Whole lotta chidin' goin' on!

It often seems to me that bicyclists are cut a lot of slack, probably illogically, because they are the more easily killed participants in the car/bike interaction (cf. mosquitoes). If I drove my car the way many bicyclists ride, the car would be a palimpsest of dents.

It is extremely rare for someone to observe that bicycles and cars are fundamentally incompatible. But it's kind of true. If they were compatible, bicyclists would not always be riding into the doors of parked cars, because they would be occupying their proper lane position. You never see drivers taking off the doors of parked cars. Most cyclists aren't able to fulfill the duties of being a full-fledged vehicle because (a) they ride too slow to be credible and (b) they cheat whenever it suits them. Motorcyclists could cheat almost as much, but they almost never do. Interesting to think about the possible reasons.

July 21, 2008 at 12:09 AM  
Blogger MWR said...

Oh, re dignity of Portland mayors, the bar is not set very high. Ask any owner of an "Expose Yourself to Art" poster, or one of the Goldschmidts' former babysitters.
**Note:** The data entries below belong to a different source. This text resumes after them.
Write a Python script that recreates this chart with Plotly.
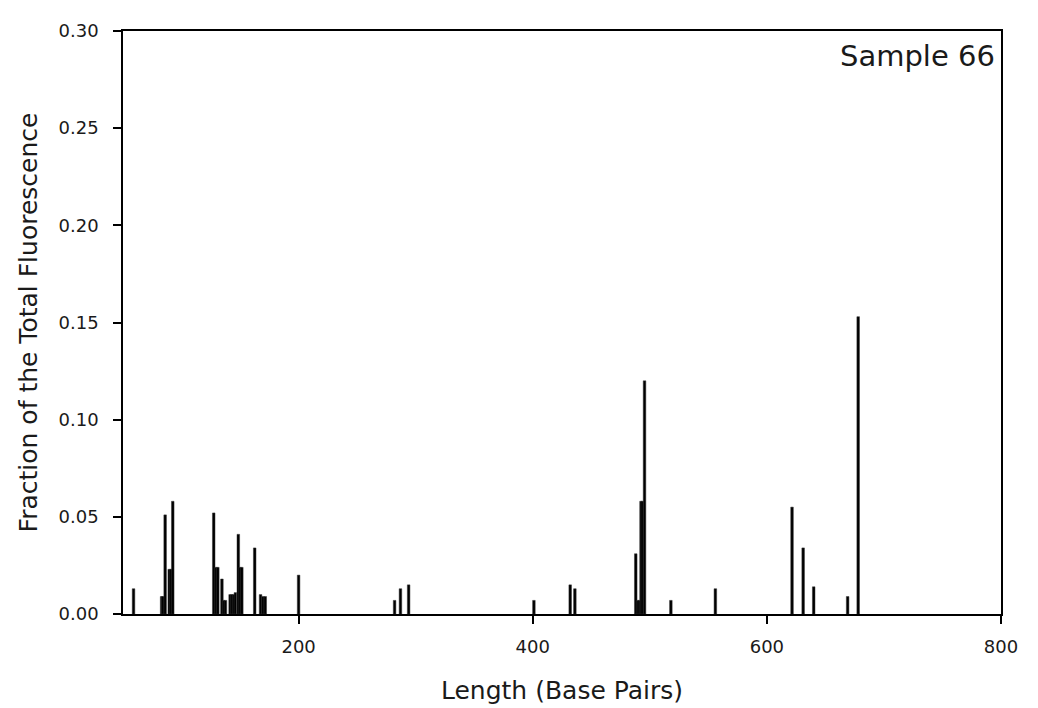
import plotly.graph_objects as go

# Fragment lengths (base pairs) and fraction of total fluorescence
lengths = [59, 83, 84, 86, 89.5, 91, 92.5,
           127.5, 129.5, 131, 134.5, 136, 137.5, 141.5, 143, 144.5, 146,
           148.5, 150, 151.5, 162.5, 167.5, 169.5, 171.5, 200,
           282, 287, 294, 401, 432, 436,
           488, 489.5, 491, 492.5, 493.5, 495.5, 518, 556,
           621.5, 631, 640, 669, 678]
fractions = [0.013, 0.009, 0.009, 0.051, 0.023, 0.023, 0.058,
             0.052, 0.024, 0.024, 0.018, 0.007, 0.007, 0.010, 0.010, 0.010, 0.011,
             0.041, 0.024, 0.024, 0.034, 0.010, 0.009, 0.009, 0.020,
             0.007, 0.013, 0.015, 0.007, 0.015, 0.013,
             0.031, 0.007, 0.007, 0.058, 0.058, 0.120, 0.007, 0.013,
             0.055, 0.034, 0.014, 0.009, 0.153]

x_ticks = [200, 400, 600, 800]
y_ticks = [0.00, 0.05, 0.10, 0.15, 0.20, 0.25, 0.30]

fig = go.Figure()
fig.add_trace(go.Bar(
    x=lengths, y=fractions, width=2.2,
    marker=dict(color="black", line=dict(color="#333333", width=0.5)),
    showlegend=False,
))

font_family = "DejaVu Sans, Liberation Sans, Arial, sans-serif"
text_color = "#1a1a1a"
fig.update_layout(
    width=1038, height=708,
    margin=dict(l=123, r=37, t=31, b=94),
    paper_bgcolor="white", plot_bgcolor="white",
    barmode="overlay",
    font=dict(family=font_family, color=text_color),
    xaxis=dict(
        range=[50, 800], tickvals=x_ticks, ticktext=[str(v) for v in x_ticks],
        ticks="outside", ticklen=8, tickwidth=1.5, tickcolor="black",
        showline=True, linecolor="black", linewidth=1.5, mirror=True,
        showgrid=False, zeroline=False, automargin=False,
        tickfont=dict(size=18, family=font_family, color=text_color),
        ticklabelstandoff=8,
        title=dict(text="Length (Base Pairs)", font=dict(size=25, family=font_family, color=text_color), standoff=25),
    ),
    yaxis=dict(
        range=[0, 0.30], tickvals=y_ticks, ticktext=[f"{v:.2f}" for v in y_ticks],
        ticks="outside", ticklen=8, tickwidth=1.5, tickcolor="black",
        showline=True, linecolor="black", linewidth=1.5, mirror=True,
        showgrid=False, zeroline=False, automargin=False,
        tickfont=dict(size=18, family=font_family, color=text_color),
        ticklabelstandoff=11,
        title=dict(text="Fraction of the Total Fluorescence", font=dict(size=25, family=font_family, color=text_color), standoff=14),
    ),
    annotations=[dict(
        text="Sample 66", xref="paper", yref="paper", x=0.9955, y=0.99,
        xanchor="right", yanchor="top", showarrow=False,
        font=dict(size=29, family=font_family, color=text_color),
    )],
)

fig.write_html("out.html")
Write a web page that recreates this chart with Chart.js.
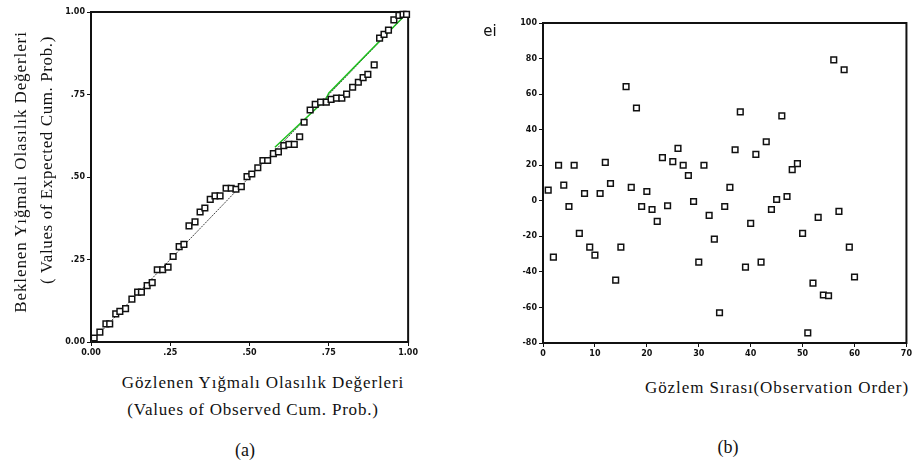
<!DOCTYPE html>
<html>
<head>
<meta charset="utf-8">
<script src="https://cdn.jsdelivr.net/npm/chart.js@4"></script>
<style>
body{margin:0;background:#fff;width:914px;height:465px;position:relative;overflow:hidden;font-family:"Liberation Serif",serif;color:#111}
.box{position:absolute}
.t{position:absolute;white-space:nowrap;font-size:17px;letter-spacing:0.9px;transform:translate(-50%,-50%)}
.v{transform:translate(-50%,-50%) rotate(-90deg)}
</style>
</head>
<body>
<div class="box" style="left:0;top:0;width:420px;height:360px"><canvas id="ppChart"></canvas></div>
<div class="box" style="left:460px;top:0;width:454px;height:360px"><canvas id="resChart"></canvas></div>

<div class="t v" style="left:21px;top:172px">Beklenen Yığmalı Olasılık Değerleri</div>
<div class="t v" style="left:47px;top:160px;letter-spacing:0.6px">( Values of Expected Cum. Prob.)</div>
<div class="t" style="left:263px;top:383px">Gözlenen Yığmalı Olasılık Değerleri</div>
<div class="t" style="left:253px;top:410px;letter-spacing:0.8px">(Values of Observed Cum. Prob.)</div>
<div class="t" style="left:245px;top:450px;font-size:18px;letter-spacing:0">(a)</div>

<div class="t" style="left:490px;top:31px;font-family:'DejaVu Sans';font-size:15px;letter-spacing:0">ei</div>
<div class="t" style="left:777px;top:388px">Gözlem Sırası(Observation Order)</div>
<div class="t" style="left:728px;top:447px;font-size:18px;letter-spacing:0">(b)</div>

<script>
// (a) P-P grafiği: gözlenen / beklenen yığmalı olasılıklar
const ppObserved = [0.010,0.028,0.047,0.059,0.078,0.091,0.109,0.129,0.147,0.159,0.177,0.193,0.209,0.226,0.243,0.259,0.278,0.293,0.309,0.328,0.344,0.359,0.376,0.391,0.407,0.426,0.442,0.457,0.474,0.492,0.507,0.526,0.542,0.557,0.575,0.591,0.608,0.624,0.641,0.658,0.672,0.691,0.707,0.724,0.742,0.757,0.774,0.791,0.806,0.825,0.843,0.858,0.873,0.893,0.910,0.924,0.938,0.955,0.971,0.984,0.995];
const ppExpected = [0.012,0.030,0.055,0.055,0.085,0.093,0.101,0.130,0.151,0.151,0.171,0.180,0.219,0.219,0.227,0.259,0.289,0.296,0.352,0.364,0.394,0.406,0.432,0.443,0.443,0.466,0.466,0.463,0.471,0.501,0.509,0.528,0.550,0.550,0.571,0.576,0.595,0.599,0.599,0.622,0.666,0.703,0.720,0.727,0.727,0.735,0.739,0.739,0.751,0.772,0.787,0.801,0.811,0.840,0.921,0.932,0.945,0.976,0.990,0.993,0.993];
const refLineX = [0, 1];
const refLineY = [0, 1];
const greenLineX = [0.58, 0.74, 0.75, 0.99];
const greenLineY = [0.59, 0.735, 0.755, 0.99];
const ppTicks = [0, 0.25, 0.5, 0.75, 1];
const ppTickLabels = ['0.00', '.25', '.50', '.75', '1.00'];

// (b) artıklar - gözlem sırası
const resValues = [6.0,-31.7,20,8.8,-3.2,20,-18.3,4.1,-26.1,-30.6,4.1,21.6,9.7,-44.6,-26.1,64.2,7.5,52.2,-3.2,5.2,-4.9,-11.6,24.3,-2.8,22,29.5,20,14.2,-0.4,-34.5,20,-8.2,-21.6,-63,-3.2,7.5,28.7,50,-37.3,-12.7,26.1,-34.5,33.2,-4.9,0.7,47.8,2.4,17.5,20.9,-18.3,-74.3,-46.3,-9.3,-53,-53.4,79.3,-6,73.7,-26.1,-42.9];
const obsOrder = resValues.map((v, i) => i + 1);
const resXTicks = [0, 10, 20, 30, 40, 50, 60, 70];
const resYTicks = [-80, -60, -40, -20, 0, 20, 40, 60, 80, 100];

const ink = '#111';
const tickFont = { family: 'DejaVu Sans', size: 8, weight: 'bold' };

// çizim alanının etrafına çerçeve
const frame = {
  id: 'frame',
  beforeDatasetsDraw(chart) {
    const a = chart.chartArea, c = chart.ctx;
    c.save();
    c.strokeStyle = ink;
    c.lineWidth = 2;
    c.strokeRect(a.left, a.top, a.right - a.left, a.bottom - a.top);
    c.restore();
  }
};

function pairs(xs, ys) { return xs.map((x, i) => ({ x: x, y: ys[i] })); }

function axis(min, max, ticks, labels, fixed, isY) {
  return {
    type: 'linear', min: min, max: max,
    afterBuildTicks: s => { s.ticks = ticks.map(v => ({ value: v })); },
    afterFit: s => { if (isY) s.width = fixed; else s.height = fixed; },
    grid: { display: true, drawOnChartArea: false, drawTicks: true, tickLength: 4, color: ink, lineWidth: 1 },
    border: { display: false },
    ticks: {
      color: ink, font: tickFont, padding: 2, maxRotation: 0, autoSkip: false,
      callback: (v) => { const k = ticks.indexOf(v); return labels ? labels[k] : String(v); }
    }
  };
}

const squarePts = {
  showLine: false, pointStyle: 'rect', pointRadius: 4, pointHoverRadius: 4,
  pointBackgroundColor: '#fff', pointBorderColor: ink, pointBorderWidth: 1.5, clip: false
};

new Chart(document.getElementById('ppChart').getContext('2d'), {
  type: 'scatter',
  data: {
    datasets: [
      Object.assign({ data: pairs(ppObserved, ppExpected), order: 0 }, squarePts),
      { data: pairs(refLineX, refLineY), showLine: true, borderColor: '#444', borderWidth: 1, borderDash: [2, 1], pointRadius: 0, order: 2 },
      { data: pairs(greenLineX, greenLineY), showLine: true, borderColor: '#1fbf1f', borderWidth: 1.5, pointRadius: 0, order: 1 }
    ]
  },
  options: {
    responsive: true, maintainAspectRatio: false, animation: false,
    layout: { padding: { top: 12, right: 9, left: 0, bottom: 0 } },
    plugins: { legend: { display: false }, tooltip: { enabled: false } },
    scales: {
      x: axis(0, 1, ppTicks, ppTickLabels, 18, false),
      y: axis(0, 1, ppTicks, ppTickLabels, 91, true)
    }
  },
  plugins: [frame]
});

new Chart(document.getElementById('resChart').getContext('2d'), {
  type: 'scatter',
  data: {
    datasets: [Object.assign({ data: pairs(obsOrder, resValues) }, squarePts)]
  },
  options: {
    responsive: true, maintainAspectRatio: false, animation: false,
    layout: { padding: { top: 23, right: 3, left: 0, bottom: 0 } },
    plugins: { legend: { display: false }, tooltip: { enabled: false } },
    scales: {
      x: axis(0, 70, resXTicks, null, 17, false),
      y: axis(-80, 100, resYTicks, null, 83, true)
    }
  },
  plugins: [frame]
});
</script>
</body>
</html>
July 21, 2008 at 12:11 AM  
Anonymous Anonymous said...

Point taken on the dignity of Portland's mayors. I guess I probably should have expected that he would sound Gen-X-y, but it still struck me as funny.

I disagree with you on the parked-car door issue. On streets with bike lanes, opened car doors frequently extend right into the middle of the lane. And where there aren't bike lanes, I'm fairly sure that bikes are supposed to ride as far to the right as possible, again putting them on a collision course with opening car doors. I know I always look in my side mirror before opening my door to make sure I don't unseat an approaching cyclist.

Overall, I'm much more attuned to the needs of cyclists because my husband is a bike commuter. And most cyclists in Portland are very good about obeying the rules of the road--stopping (or at least slowing way way down) at stop signs, signaling turns, etc.

It is interesting that in the three recent incidents I described, the motorist chiders (surely euphemistic as applied to their actual behavior) were people who are serious about biking and were, in a sense, policing the community of which they are a part. It just wouldn't have been as newsworthy if they'd been on their bikes at the time. As I recall, there was also alcohol involved in all of the incidents.

July 21, 2008 at 1:12 PM  
Blogger MWR said...

I would be surprised if seriousness about bicycling were not often accompanied, in a place like Portland, by a degree of self-righteousness.

Really, I've lost track of what the status of bicycles is supposed to be. Are they supposed to follow all the rules of the road, including keeping right as slow-moving vehicles to enable faster drivers to pass? Maybe they need those triangle signs on the back, like tractors (everyone respects tractors!). There's no question that most riders take advantage of their small profile whenever it suits them, cutting up to the front of lines of cars at stop signs, etc.